Understanding Business Rescue
Business rescue is a process designed to rehabilitate financially distressed companies. It involves the temporary supervision of the company and the development of a business rescue plan by a financially sound business rescue practitioner. The goal is to restructure the company’s affairs, business, property, debt, and other liabilities, maximizing the likelihood of continued operations or achieving a better return for creditors than liquidation would provide. Successful business rescue can save jobs, protect creditors' interests, and preserve the business as a going concern.
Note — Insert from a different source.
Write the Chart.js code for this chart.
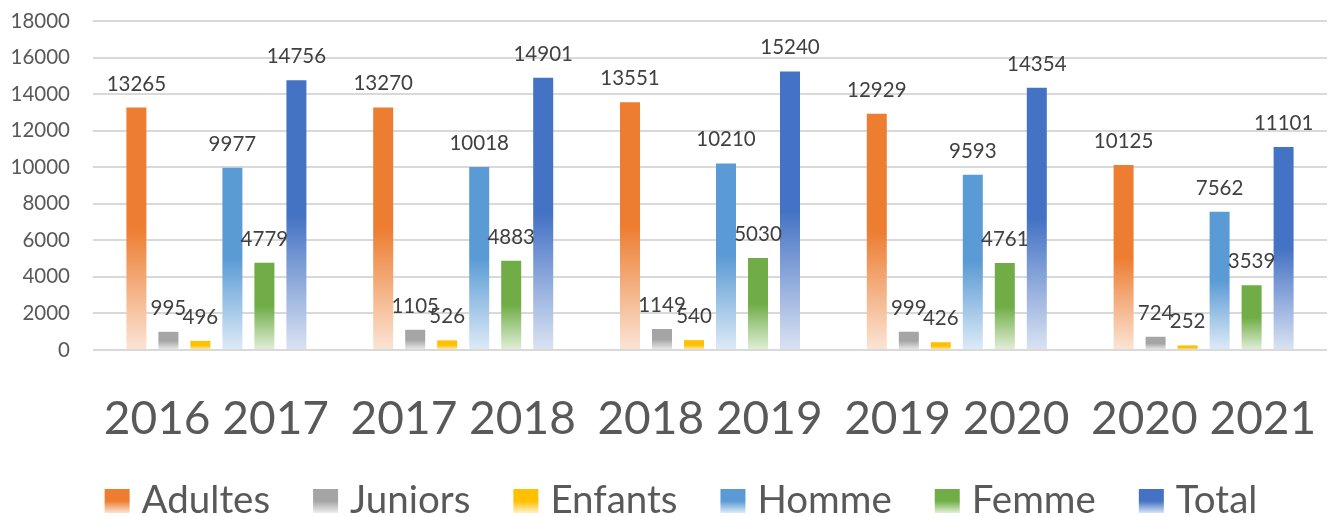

The Process of Business Rescue
The business rescue process in South Africa is governed by the Companies Act 71 of 2008. Here are the key steps involved:
Initiation - Resolution and Appointment: The process begins with a board resolution or a court order to enter business rescue and filing a resolution with the Companies and Intellectual Property Commission (CIPC). Alternatively, affected parties such as creditors can apply to the court to place the company under business rescue.
Notification of Stakeholders and Appointment of a Practitioner: A licensed business rescue practitioner (BRP) is appointed to oversee the process. The BRP takes control of the company and must notify all affected parties, including creditors, employees, and shareholders. This notification is also published in the Government Gazette. The BRP collaborates with management to develop and implement a rescue plan.
Moratorium on Claims: During business rescue, a moratorium is placed on claims against the company, allowing it to continue trading while restructuring its affairs without the pressure of creditors' claims.
Development of the Rescue Plan: The BRP, with input from creditors and other stakeholders, conducts a thorough assessment of the company's financial situation and develops a business rescue plan. This plan outlines restructuring strategies and steps to return the company to profitability.
Creditor Approval: The proposed business rescue plan is presented to creditors for approval. For the plan to be implemented, it must be accepted by a majority of creditors representing at least 75% of the total debt.
Implementation: Upon approval of the plan by creditors and stakeholders, the BRP implements the plan, which may involve restructuring operations, renegotiating debts, or other strategic changes.